Open MislavSag opened 5 years ago
I'm sure Brian will probably reply with a better answer but; why not create your own dockerfile and build your image from scratch? That way you'll have full control of what's in the image, rather than trying to stack them through the doAzureParallel cluster boot process (which sounds a bit iffy to me). There's documentation available here to do this.
It sounds to me that the above method you describe probably wouldn't work, but I'm only basing that on a hunch, rather than any real deep technical understanding of how doAzureParallel works!
I don't' have experience in writing docker files, but if it is possible to set Selenium and R working together in docker file and run it in batch, I will surely start learning.
Dockerfiles are actually pretty straightforward - if you're already coding with R, Dockerfiles are trivial in comparison :)
I'm not sure what OS you use, but I'm assuming Linux. I've also never used Selenium so quickly Googled and found this: https://tecadmin.net/setup-selenium-with-firefox-on-ubuntu/
Given the Dockerfile below which takes standard Ubuntu commands (e.g. apt-get install) then maybe something like the below will work for you:
# Load rocker/tidyverse:3.4.1
FROM rocker/tidyverse:3.4.1
# Install any dependencies required for the R packages
RUN apt-get update \
&& apt-get install -y --no-install-recommends \
apt-get -y install firefox \
libxml2-dev \
libcurl4-openssl-dev \
libssl-dev \
libxi6 \
libgconf-2-4 \
default-jdk
# Add all your other dependencies here
# Install the R Packages from CRAN
RUN Rscript -e 'install.packages(c())'
You'd have to substitute in your different dependencies of course but maybe something like that will do the trick?
Also have a Google and see if anyone else has already created a Docker image containing what you need. Unless it's something really niche, I bet someone has already created it. Or at least will have a dockerfile that has pretty much everything you need, and you can add in the last bits yourself.
Is this what you're after, maybe? https://rpubs.com/johndharrison/RSelenium-Docker
simon-tarr, thanks for help. I didn't mention, I am on windows 7.
As you pointed out, there are docker images for Selenium: https://hub.docker.com/u/selenium/ and I usually run Selenium through docker, that is, I pull and run Selenium image in Docker and than start it inside R:
library(RSelenium)
remDr <- remoteDriver(remoteServerAddr = "192.168.99.100", port = 4444L, browserName = "firefox")
remDr$open()
remDr$navigate("https://www.google.com/")
If I run above code in batch it want work since there are no Selenium images and they are not activated.

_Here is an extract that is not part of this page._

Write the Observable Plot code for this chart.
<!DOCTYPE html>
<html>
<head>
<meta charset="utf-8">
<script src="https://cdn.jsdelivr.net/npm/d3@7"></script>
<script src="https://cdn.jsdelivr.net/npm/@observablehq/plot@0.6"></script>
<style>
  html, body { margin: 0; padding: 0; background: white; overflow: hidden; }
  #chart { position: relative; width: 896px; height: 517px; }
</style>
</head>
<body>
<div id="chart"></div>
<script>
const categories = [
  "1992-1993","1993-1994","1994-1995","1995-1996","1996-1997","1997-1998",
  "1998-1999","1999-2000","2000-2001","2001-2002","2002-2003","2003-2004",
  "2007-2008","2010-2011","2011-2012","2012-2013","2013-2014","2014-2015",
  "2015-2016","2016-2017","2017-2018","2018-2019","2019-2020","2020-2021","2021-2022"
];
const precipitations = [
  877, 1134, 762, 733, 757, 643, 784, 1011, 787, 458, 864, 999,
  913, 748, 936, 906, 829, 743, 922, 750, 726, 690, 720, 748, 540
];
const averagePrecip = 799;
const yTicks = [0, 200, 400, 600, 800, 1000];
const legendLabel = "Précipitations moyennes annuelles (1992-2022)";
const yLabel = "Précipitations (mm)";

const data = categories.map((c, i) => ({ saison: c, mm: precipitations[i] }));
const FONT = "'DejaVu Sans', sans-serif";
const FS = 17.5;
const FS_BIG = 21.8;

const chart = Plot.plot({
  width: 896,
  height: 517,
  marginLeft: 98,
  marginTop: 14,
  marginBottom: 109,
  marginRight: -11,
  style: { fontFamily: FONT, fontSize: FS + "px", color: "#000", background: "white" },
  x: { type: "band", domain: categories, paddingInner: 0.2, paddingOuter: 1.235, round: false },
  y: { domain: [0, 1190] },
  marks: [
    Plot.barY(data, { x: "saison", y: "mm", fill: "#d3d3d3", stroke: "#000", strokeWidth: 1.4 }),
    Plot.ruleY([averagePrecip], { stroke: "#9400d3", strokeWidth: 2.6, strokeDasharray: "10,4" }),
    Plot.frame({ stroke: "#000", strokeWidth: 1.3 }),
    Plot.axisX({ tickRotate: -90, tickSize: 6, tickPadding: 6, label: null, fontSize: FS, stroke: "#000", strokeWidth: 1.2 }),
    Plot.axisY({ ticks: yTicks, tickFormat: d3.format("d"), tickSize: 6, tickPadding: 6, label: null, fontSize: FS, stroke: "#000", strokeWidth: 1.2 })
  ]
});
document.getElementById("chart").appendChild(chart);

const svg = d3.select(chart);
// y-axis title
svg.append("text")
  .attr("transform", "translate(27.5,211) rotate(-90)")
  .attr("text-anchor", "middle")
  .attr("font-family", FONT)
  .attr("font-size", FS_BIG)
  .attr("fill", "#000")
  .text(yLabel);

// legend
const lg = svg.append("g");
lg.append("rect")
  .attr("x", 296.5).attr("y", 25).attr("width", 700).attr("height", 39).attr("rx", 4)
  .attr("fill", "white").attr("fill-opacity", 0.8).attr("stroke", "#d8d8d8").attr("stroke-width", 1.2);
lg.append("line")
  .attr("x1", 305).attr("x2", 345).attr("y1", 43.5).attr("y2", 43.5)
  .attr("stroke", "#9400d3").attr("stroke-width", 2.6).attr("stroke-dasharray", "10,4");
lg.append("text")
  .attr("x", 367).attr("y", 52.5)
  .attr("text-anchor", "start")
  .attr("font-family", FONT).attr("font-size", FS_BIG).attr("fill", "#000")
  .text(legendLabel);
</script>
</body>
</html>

Is it enoufg to just add selenium image in docker file:
FROM rocker/tidyverse:3.4.1 FROM selenium/node-firefox
RUN apt-get update \ && apt-get install -y --no-install-recommends \ apt-get -y install firefox \ libxml2-dev \ libcurl4-openssl-dev \ libssl-dev \ libxi6 \ libgconf-2-4 \ default-jdk
RUN Rscript -e 'install.packages(c())'
I've just realised what you meant in your first message - sorry I misread/misunderstood. Initially thought you asked about loading two different docker images when booting an Azure pool (i.e. in the doAzureParallel configuration file). I now see that you've added FROM selenium/node-firefox into the dockerfile (which admittedly makes a lot more sense!).

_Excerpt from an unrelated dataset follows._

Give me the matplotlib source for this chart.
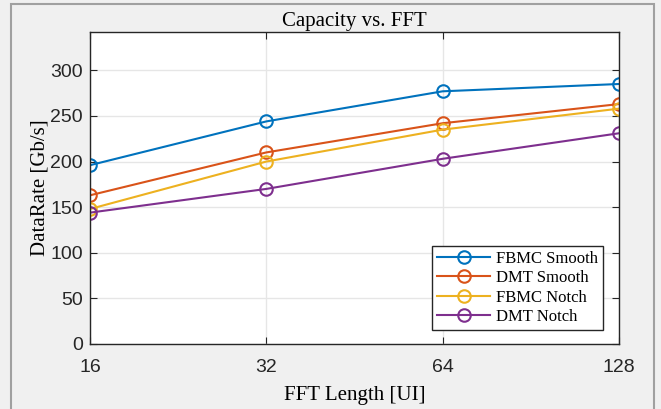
import matplotlib.pyplot as plt
from matplotlib.patches import Rectangle

# FFT lengths and data rates
fft_len = [16, 32, 64, 128]
fbmc_smooth = [196, 244, 277, 285]
dmt_smooth = [163, 210, 242, 263]
fbmc_notch = [148, 200, 235, 258]
dmt_notch = [144, 170, 203, 231]

series = [
    ('FBMC Smooth', fbmc_smooth, '#0072BD'),
    ('DMT Smooth', dmt_smooth, '#D95319'),
    ('FBMC Notch', fbmc_notch, '#EDB120'),
    ('DMT Notch', dmt_notch, '#7E2F8E'),
]

serif = 'Liberation Serif'
sans = 'Liberation Sans'

fig = plt.figure(figsize=(6.61, 4.09), dpi=100, facecolor='#F0F0F0')
# grey frame around the figure
fig.patches.append(Rectangle((11 / 661, -0.05), 643 / 661, 1.05 - 4 / 409,
                             transform=fig.transFigure, fill=False,
                             edgecolor='#A0A0A0', linewidth=1.5))

ax = fig.add_axes([90 / 661, 1 - 344 / 409, 529 / 661, 312 / 409])
ax.set_facecolor('white')

for name, vals, col in series:
    ax.plot(fft_len, vals, '-o', color=col, linewidth=1.5, markersize=9,
            markerfacecolor='none', markeredgewidth=1.5, label=name)

ax.set_xscale('log', base=2)
ax.set_xlim(16, 128)
ax.set_xticks(fft_len)
ax.set_xticklabels([str(v) for v in fft_len])
ax.minorticks_off()
ax.set_ylim(0, 342)
ax.set_yticks(range(0, 301, 50))

ax.grid(True, color='#E6E6E6', linewidth=1)
ax.set_axisbelow(True)
ax.tick_params(direction='in', top=True, right=True, length=5,
               colors='#262626', labelsize=14)
ax.tick_params(axis='x', pad=11)
ax.tick_params(axis='y', pad=5)
for lbl in ax.get_xticklabels() + ax.get_yticklabels():
    lbl.set_fontfamily(sans)
for sp in ax.spines.values():
    sp.set_color('#262626')
    sp.set_linewidth(1)

ax.set_title('Capacity vs. FFT', fontfamily=serif, fontsize=15, pad=4)
ax.set_xlabel('FFT Length [UI]', fontfamily=serif, fontsize=15, labelpad=7)
ax.set_ylabel('DataRate [Gb/s]', fontfamily=serif, fontsize=15, labelpad=1)

leg = ax.legend(loc='lower right', bbox_to_anchor=(0.97, 0.045),
                prop={'family': serif, 'size': 12}, fancybox=False,
                framealpha=1, edgecolor='#262626', borderpad=0.3,
                labelspacing=0.2, handlelength=3.2, handletextpad=0.35,
                borderaxespad=0)
leg.get_frame().set_linewidth(1)

plt.savefig('out.png', dpi=100, facecolor=fig.get_facecolor())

I'd try building the image from the dockfile above but remove xi6, lobgconf and default-jdk...I should imagine they'd be included in selenium/node-firefox.
The instructions on creating containers can be found in that link that I posted in that first reply. Give it a try and let me know how you get on.
I will give it a try today to check if it is working.
Thanks again.
simon-tarr, if I add RSelenium package to Docker file, I got several dependency errors:
....
ERROR: dependency Rcpp is not available for package semver
* removing /usr/local/lib/R/site-library/semver
ERROR: dependency Rcpp is not available for package xml2
* removing /usr/local/lib/R/site-library/xml2
...
ERROR: dependencies xml2, semver are not available for package binman
* removing /usr/local/lib/R/site-library/binman
ERROR: dependencies binman, semver are not available for package wdman
* removing /usr/local/lib/R/site-library/wdman
ERROR: dependencies wdman, binman are not available for package RSelenium
* removing /usr/local/lib/R/site-library/RSelenium
....
Should I also add Rcpp in installed packages? How shoul I know which dpendency to include?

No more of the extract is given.